Великолепна в этом отношении одна сцена из "Смерти Ивана Ильича".
Иван Ильич — законченный бюрократ, педантичный законник, с особой виртуозностью устраняющий все человечное из судебных процессов; которые он ведет. Это исправно функционирующее колесико из большого аппарата, созданного самодержавием для угнетения народа. Напрасно пытались люди, захваченные этой машиной, доказывать особые, человеческие обстоятельства своего дела; непреклонный судья вежливо возвращал их на путь параграфов, приспособленных к тому, чтобы судебная машина перемалывала людей во славу царизма.
Но вот Иван. Ильич опасно заболел. Он хотел бы узнать от врача, каково его положение. Однако врач — такой же убежденный бюрократ, такая же точная машина, как сам Иван Ильич, и обращается с ним так же, как Иван Ильич обращался с подсудимыми.
"Все это было точь-в-точь то же, что делал тысячи раз сам Иван Ильич над подсудимыми таким блестящим манером. Так же блестяще сделал свое резюме доктор, и торжествующе весело даже взглянул сверх очков на подсудимого. Из резюме доктора Иван Ильич вывел то заключение — что плохо, а что ему, доктору, да, пожалуй, и всем — все равно, а ему плохо. И то заключение болезненно поразило Ивана Ильича, вызвав в нем чувство большой жалости к себе и большой злобы на этого равнодушного к такому важному вопросу доктора. Но он ничего не сказал, а встал, положил деньги на стол и, вздохнув, сказал:-Мы, больные, вероятно, часто делаем вам неуместные вопросы;- сказал он. — Вообще, это опасная болезнь или нет?..
Доктор строго взглянул на него одним глазом через очки, как будто говоря:
— Подсудимый, если вы не будете оставаться в пределах ставимых вам вопросов, я буду принужден сделать распоряжение об удалении вас из залы заседания" [18].
Ужас последних дней Ивана Ильича в том и состоит, что везде он наталкивается на эту косность, в то время как у него самого, перед лицам смерти, впервые проснулась потребность в человеческих отношениях с людьми, потребность вырваться из бессмысленности всей своей жизни.
Развитие русского общества шло под двойным гнётом "азиатского капитализма" и сраставшегося с ним самодержавия.
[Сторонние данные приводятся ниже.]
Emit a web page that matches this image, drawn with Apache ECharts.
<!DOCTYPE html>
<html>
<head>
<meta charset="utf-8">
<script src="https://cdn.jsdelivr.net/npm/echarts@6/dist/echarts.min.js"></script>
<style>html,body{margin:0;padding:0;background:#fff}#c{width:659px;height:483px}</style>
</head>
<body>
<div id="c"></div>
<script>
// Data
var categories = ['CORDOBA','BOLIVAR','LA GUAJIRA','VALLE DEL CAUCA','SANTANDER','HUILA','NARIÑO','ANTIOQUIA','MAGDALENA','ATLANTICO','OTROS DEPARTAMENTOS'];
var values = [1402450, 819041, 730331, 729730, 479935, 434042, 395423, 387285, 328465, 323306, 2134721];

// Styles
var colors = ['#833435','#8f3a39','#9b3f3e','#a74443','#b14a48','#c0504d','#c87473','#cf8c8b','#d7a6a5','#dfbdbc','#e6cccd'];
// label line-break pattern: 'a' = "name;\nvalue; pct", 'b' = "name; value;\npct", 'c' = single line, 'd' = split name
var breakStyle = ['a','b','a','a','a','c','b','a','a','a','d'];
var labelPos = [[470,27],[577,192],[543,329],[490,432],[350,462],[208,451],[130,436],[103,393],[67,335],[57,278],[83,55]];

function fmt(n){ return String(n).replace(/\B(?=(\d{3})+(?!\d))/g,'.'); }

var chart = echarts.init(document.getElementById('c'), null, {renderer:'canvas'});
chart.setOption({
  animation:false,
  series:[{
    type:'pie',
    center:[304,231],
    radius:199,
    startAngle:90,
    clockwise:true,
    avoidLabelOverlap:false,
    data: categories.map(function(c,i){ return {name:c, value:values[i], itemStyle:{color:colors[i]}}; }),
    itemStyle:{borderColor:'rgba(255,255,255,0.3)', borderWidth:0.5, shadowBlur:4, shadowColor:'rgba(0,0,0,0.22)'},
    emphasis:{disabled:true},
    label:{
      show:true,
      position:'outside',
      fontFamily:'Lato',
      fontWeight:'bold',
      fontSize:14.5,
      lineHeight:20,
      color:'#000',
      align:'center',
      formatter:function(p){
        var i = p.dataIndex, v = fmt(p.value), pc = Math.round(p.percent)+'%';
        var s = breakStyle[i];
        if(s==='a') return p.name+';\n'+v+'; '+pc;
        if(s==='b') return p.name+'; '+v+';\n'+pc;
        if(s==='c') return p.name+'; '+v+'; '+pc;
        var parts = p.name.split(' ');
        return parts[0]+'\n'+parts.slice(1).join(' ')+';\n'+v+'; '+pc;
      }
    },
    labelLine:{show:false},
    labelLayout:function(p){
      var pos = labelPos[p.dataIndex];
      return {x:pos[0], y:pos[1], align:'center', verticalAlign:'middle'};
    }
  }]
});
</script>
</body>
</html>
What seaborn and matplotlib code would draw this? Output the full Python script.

Гнет становился все сильнее. По мере продвижения этого объективного процесса, непрерывно нарастающего до революции 1905 т., растут ненависть и презрение Толстого к бесчеловечности общественного строя. В фигуре Каренина эта бесчеловечность воплощена уже огромной силой.
"В голове Алексея Александровича сложилось ясно все, что он теперь скажет своей жене. Обдумывая, что он скажет, он пожалел о том, что для домашнего употребления, так незаметно, он должен употребить свое время и силы ума; но, несмотря на то, в голове его ясно и отчетливо, как доклад, составилась форма и последовательность предстоящей речи. "Я должен оказать и высказать следующее: во-первых, объяснение значения общественного мнения и приличия; во-вторых, религиозное объяснение значения брака: в-третьих, если нужно, указание на могущее произойти несчастие для сына; в-четвертых, указание на ее собственное несчастье [19].
Позднейшие произведения, особенно "Воскресение", пронизаны еще большей ненавистью. Толстой не только страдает сильнее, чем раньше, от бесчеловечности государственного аппарата, но и яснее, чем прежде, понимает связь между бесчеловечностью и общественным строем, основанным на эксплоатации и угнетении. У бюрократического карьериста Каренина антинародная тенденция только угадывается в том, с каким равнодушием, с каким пренебрежением к благу или злу миллионных масс делал он дело, благодаря которому получал влияние в самодержавном аппарате. (Интересно отметить, что такого рода бесчеловечность, проявляющаяся в формально-бюрократическом отношении к любому делу, была осмеяна Толстым еще в "Войне и мире"-в иронически обрисованной фигуре Билибина.) В "Воскресений" бесчеловечность всего строя резко выделяется на фоне страданий его жертв. Этот роман дает широчайшее, правдивое и многостороннее изображение капиталистического аппарата угнетения, притом в его царистской форме; во всей буржуазной литературе нет ничего равного этому роману. Представители господствующего класса выведены здесь уже как банда подлых дураков, выполняющих свое предназначение с жестоким карьеризмом или тупым бездушием людей окончательно превратившихся в мертвые детали страшного и неумолимого пресса. Кроме свифтовского "Гулливера" нет, может быть, ни одного художественного произведения, где ирония по отношению к капитализму была бы злее. Самый способ изображения людей из господствующего класса становится у Толстого другим: они остаются такими же вылощенно-вежливыми, но это еще усиливает их внутреннее сходство со свифтовскими зловонными йэху.